#### [WORK REQUIRED]
Please report every line from the material that contains the word "this".

((

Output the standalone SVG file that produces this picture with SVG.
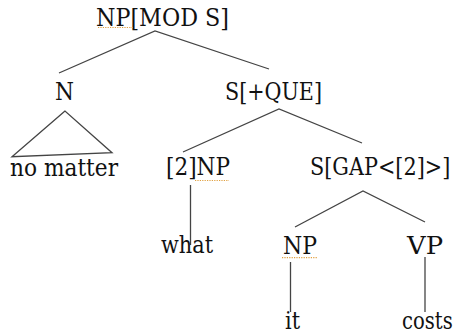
<svg xmlns="http://www.w3.org/2000/svg" width="455" height="336" viewBox="0 0 455 336">
<style>
text{font-family:'DejaVu Serif','Liberation Serif',serif;font-size:25px;fill:#111}
.e{stroke:#444;stroke-width:1.3;fill:none}
.sq{stroke:#e0a040;stroke-width:1.2;stroke-dasharray:1.2 1.2;fill:none}
</style>
<rect width="455" height="336" fill="#fff"/>
<g id="connectors">
<polyline class="e" points="59,73 155,31 269,69"/>
<polygon class="e" points="65,111 12,156.7 112,152.7"/>
<polyline class="e" points="183,152 279,109 362,143"/>
<polyline class="e" points="295,227 363,191 425,222"/>
<line class="e" x1="190.5" y1="185" x2="190.5" y2="245"/>
<line class="e" x1="290.5" y1="262" x2="290.5" y2="312"/>
<line class="e" x1="425" y1="257" x2="425" y2="312"/>
</g>
<g id="n-root"><text x="96" y="26" textLength="133" lengthAdjust="spacingAndGlyphs">NP[MOD S]</text><line class="sq" x1="98" y1="27.5" x2="133" y2="27.5"/></g>
<g id="n-N"><text x="55" y="100" textLength="19" lengthAdjust="spacingAndGlyphs">N</text></g>
<g id="n-SQUE"><text x="225" y="100" textLength="97" lengthAdjust="spacingAndGlyphs">S[+QUE]</text></g>
<g id="n-nomatter"><text x="10" y="176" textLength="108" lengthAdjust="spacingAndGlyphs">no matter</text></g>
<g id="n-2NP"><text x="166" y="175" textLength="64" lengthAdjust="spacingAndGlyphs">[2]NP</text><line class="sq" x1="195" y1="180.5" x2="229" y2="180.5"/></g>
<g id="n-SGAP"><text transform="translate(310,175) scale(0.84,1)" textLength="167" lengthAdjust="spacingAndGlyphs">S[GAP&lt;[2]&gt;]</text></g>
<g id="n-what"><text x="161" y="253" textLength="52" lengthAdjust="spacingAndGlyphs">what</text></g>
<g id="n-NP"><text x="283" y="254" textLength="34" lengthAdjust="spacingAndGlyphs">NP</text><line class="sq" x1="282" y1="257.7" x2="317" y2="257.7"/></g>
<g id="n-VP"><text x="407" y="254" textLength="36" lengthAdjust="spacingAndGlyphs">VP</text></g>
<g id="n-it"><text x="285" y="329" textLength="15" lengthAdjust="spacingAndGlyphs">it</text></g>
<g id="n-costs"><text transform="translate(402,329) scale(0.78,1)" textLength="65" lengthAdjust="spacingAndGlyphs">costs</text></g>
</svg>
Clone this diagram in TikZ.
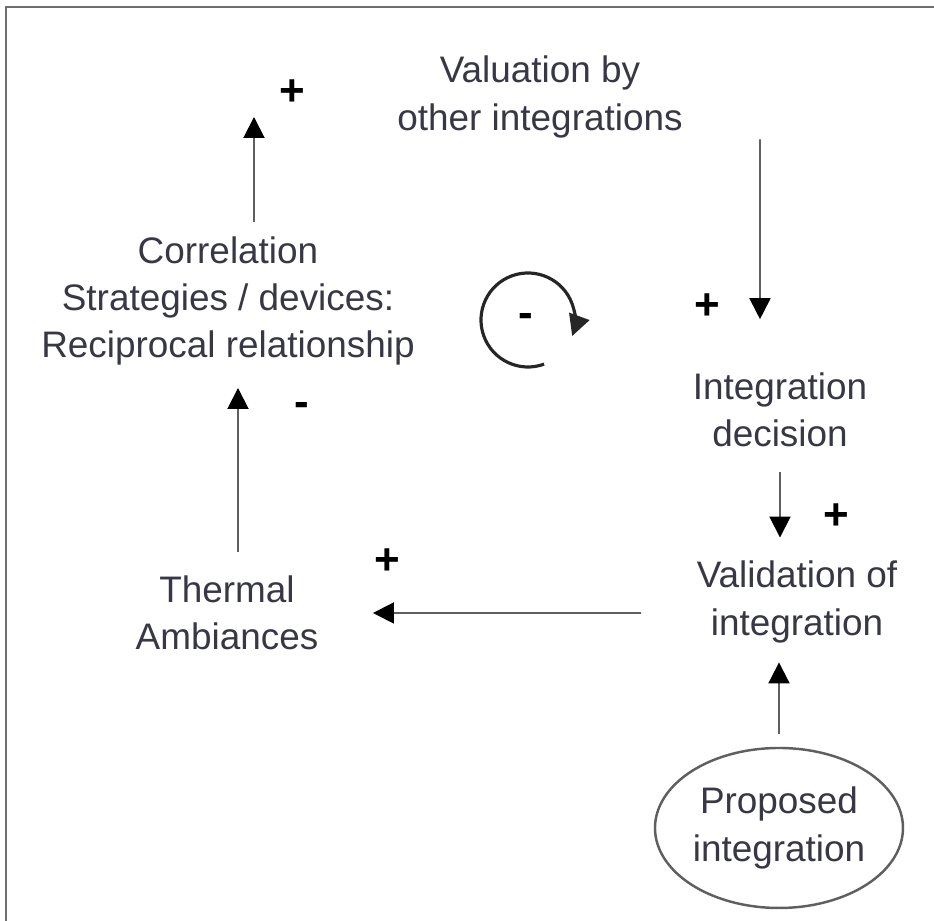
\documentclass[tikz,border=0pt]{standalone}
\usepackage{fontspec}
\setmainfont{Liberation Sans}
\usetikzlibrary{arrows.meta,shapes.geometric}
\definecolor{inkgray}{RGB}{55,55,70}
\definecolor{linegray}{RGB}{95,95,95}
\definecolor{framegray}{RGB}{110,110,110}
\begin{document}
\begin{tikzpicture}[
  txt/.style={align=center,inner sep=0pt,text=inkgray,font=\fontsize{10.5}{13.4}\selectfont},
  sign/.style={inner sep=0pt,font=\fontsize{12.5}{14}\selectfont\bfseries},
  link/.style={draw=linegray,line width=0.55pt,-{Triangle[length=0.21cm,width=0.21cm,color=black]}}]
\useasboundingbox (0,0) rectangle (9.34,9.21);
\draw[framegray,line width=0.6pt] (0.06,0)--(0.06,9.14)--(9.34,9.14);
\node (valuation) at (5.40,8.24) [txt] {Valuation by\\other integrations};
\node (corr) at (2.28,6.20) [txt] {Correlation\\Strategies / devices:\\Reciprocal relationship};
\node (thermal) at (2.27,3.08) [txt] {Thermal\\Ambiances};
\node (decision) at (7.80,5.11) [txt] {Integration\\decision};
\node (validation) at (7.97,3.19) [txt] {Validation of\\integration};
\node (proposed) at (7.79,0.93) [txt,ellipse,draw=linegray,line width=0.7pt,minimum width=2.48cm,minimum height=1.60cm] {Proposed\\integration};
\coordinate (corrtop) at (2.54,8.04);
\draw[link] ([xshift=0.26cm,yshift=0.14cm]corr.north)--(corrtop);
\draw[link] ([xshift=2.2cm,yshift=-0.01cm]valuation.south)--([xshift=-0.2cm,yshift=0.53cm]decision.north);
\draw[link] ([yshift=-0.24cm]decision.south)--([xshift=-0.17cm,yshift=0.23cm]validation.north);
\draw[link] ([yshift=0.13cm]proposed.north)--([xshift=-0.18cm,yshift=-0.19cm]validation.south);
\draw[link] ([xshift=-0.55cm,yshift=-0.11cm]validation.west)--([xshift=0.54cm]thermal.east);
\draw[link] ([xshift=0.11cm,yshift=0.23cm]thermal.north)--([xshift=0.10cm,yshift=-0.22cm]corr.south);
\draw[line width=0.9pt,color=black!85,-{Triangle[length=0.21cm,width=0.21cm]}] (5.28,6.01) ++(-70:0.47) arc[start angle=-70,end angle=-380,radius=0.47];
\node (plusA) at (2.92,8.28) [sign] {+};
\node (plusB) at (7.07,6.14) [sign] {+};
\node (plusC) at (8.36,4.04) [sign] {+};
\node (plusD) at (3.87,3.59) [sign] {+};
\node (minusA) at (3.02,5.11) [sign] {-};
\node (minusB) at (5.26,6.00) [sign] {-};
\end{tikzpicture}
\end{document}
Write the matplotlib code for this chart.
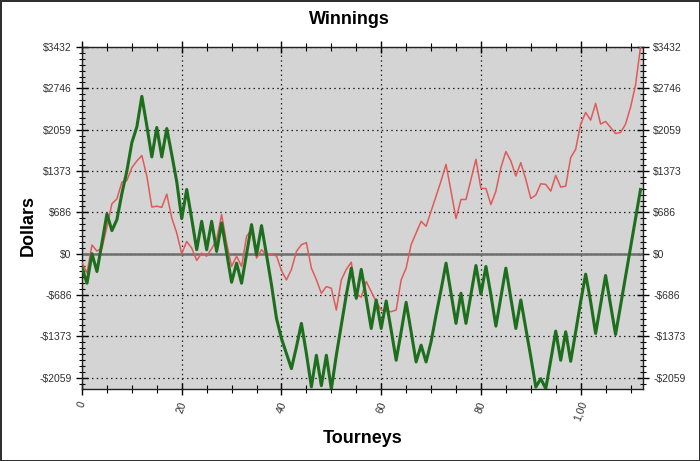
import matplotlib
matplotlib.use("Agg")
import matplotlib.pyplot as plt
import numpy as np
from matplotlib.ticker import MultipleLocator, FixedLocator, FuncFormatter

plt.rcParams["font.family"] = ["Liberation Sans", "DejaVu Sans"]

# cumulative winnings (thin red line)
winnings = [
    -150, -320, 145, 45, 90, 450, 830, 910, 1190, 1215,
    1430, 1540, 1630, 1290, 775, 790, 770, 990, 595, 345,
    0, 205, 95, -110, 10, -40, 85, 234, 650, 178,
    -211, -40, -211, 288, 400, -72, 67, -17, -17, -33,
    -280, -434, -260, 39, 150, 185, -239, -430, -656, -545,
    -573, -934, -434, -260, -140, -684, -720, -461, -628, -795,
    -934, -950, -962, -934, -434, -239, 150, 345, 539, 456,
    706, 956, 1207, 1484, 1040, 584, 901, 901, 1234, 1568,
    1084, 1084, 817, 1040, 1429, 1696, 1540, 1290, 1512, 1234,
    917, 973, 1162, 1151, 1040, 1301, 1106, 1123, 1596, 1735,
    2152, 2346, 2218, 2496, 2152, 2196, 2096, 1996, 2013, 2152,
    2430, 2800, 3432,
]

# second series (thick green line)
green = [
    -228, -489, 0, -295, 180, 662, 384, 567, 1000, 1373,
    1846, 2107, 2613, 2124, 1607, 2096, 1607, 2079, 1646, 1195,
    584, 1067, 580, 67, 539, 67, 539, 39, 511, 20,
    -473, -156, -489, 0, 484, -17, 467, -17, -517, -1073,
    -1407, -1657, -1907, -1546, -1156, -1657, -2210, -1685, -2190, -1685,
    -2245, -1685, -1184, -684, -239, -740, -260, -740, -1240, -767,
    -1240, -784, -1268, -1768, -1295, -806, -1295, -1796, -1518, -1796,
    -1462, -1017, -600, -156, -656, -1156, -656, -1156, -673, -195,
    -673, -211, -684, -1201, -720, -239, -740, -1240, -767, -1240,
    -1712, -2213, -2074, -2240, -1768, -1284, -1768, -1295, -1785, -1295,
    -795, -339, -795, -1323, -840, -361, -851, -1340, -859, -378,
    103, 585, 1067,
]

x_ticks = [0, 20, 40, 60, 80, 100]
x_tick_labels = ["0", "20", "40", "60", "80", "1,00"]

tourneys = np.arange(len(winnings))
ymax = max(winnings)
ymin = min(green)
ystep = ymax / 5.0
y_ticks = [k * ystep for k in range(-3, 6)]


def dollar(v, pos=None):
    v = int(round(v))
    return f"-${abs(v)}" if v < 0 else f"${v}"


fig = plt.figure(figsize=(7, 4.61), dpi=100)
fig.patch.set_facecolor("white")
fig.patch.set_edgecolor("#303030")
fig.patch.set_linewidth(2)

ax = fig.add_axes([82 / 700, 1 - 389 / 461, (643 - 82) / 700, (389 - 47) / 461])
ax.set_facecolor("#d4d4d4")

ax.axhline(0, color="#6e6e6e", lw=1.8, zorder=2)
ax.plot(tourneys, winnings, color="#e05a5a", lw=1.1, zorder=3)
ax.plot(tourneys, green, color="#1d6e1d", lw=2.2, zorder=4)

ax.set_xlim(0, 112.5)
ax.set_ylim(ymin, ymax)

ax.xaxis.set_major_locator(FixedLocator(x_ticks))
ax.set_xticklabels(x_tick_labels)
ax.xaxis.set_minor_locator(MultipleLocator(5))
ax.yaxis.set_major_locator(FixedLocator(y_ticks))
ax.yaxis.set_major_formatter(FuncFormatter(dollar))
ax.yaxis.set_minor_locator(MultipleLocator(ystep / 7))

ax.grid(True, which="major", color="#202020", lw=0.9, linestyle=(0, (1.2, 2.6)), zorder=1)
ax.set_axisbelow(True)

for s in ax.spines.values():
    s.set_color("#202020")
    s.set_linewidth(1)

ax.tick_params(axis="y", which="major", direction="inout", length=9, width=1,
               left=True, right=True, labelleft=True, labelright=True,
               labelsize=7.5, labelcolor="#303030", pad=3)
ax.tick_params(axis="y", which="minor", direction="inout", length=5, width=0.8,
               left=True, right=True)
ax.tick_params(axis="x", which="major", direction="inout", length=8, width=1,
               top=True, bottom=True, labelsize=7.5, labelcolor="#303030", pad=4)
ax.tick_params(axis="x", which="minor", direction="inout", length=6, width=0.8,
               top=True, bottom=True)
for lbl in ax.get_xticklabels():
    lbl.set_rotation(70)
    lbl.set_ha("center")
    lbl.set_va("top")

fig.text(349 / 700, 1 - 20 / 461, "Winnings", ha="center", va="center",
         fontsize=13, fontweight="bold")
fig.text(363 / 700, 1 - 438 / 461, "Tourneys", ha="center", va="center",
         fontsize=13, fontweight="bold")
fig.text(28 / 700, 1 - 226 / 461, "Dollars", ha="center", va="center",
         fontsize=13, fontweight="bold", rotation=90)

fig.savefig("out.png", dpi=100, facecolor=fig.get_facecolor(),
            edgecolor=fig.get_edgecolor())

))

#### [RIGHT ANSWER]
Output the standalone SVG file that produces this picture with SVG.
Clone this diagram in TikZ.
Write the matplotlib code for this chart.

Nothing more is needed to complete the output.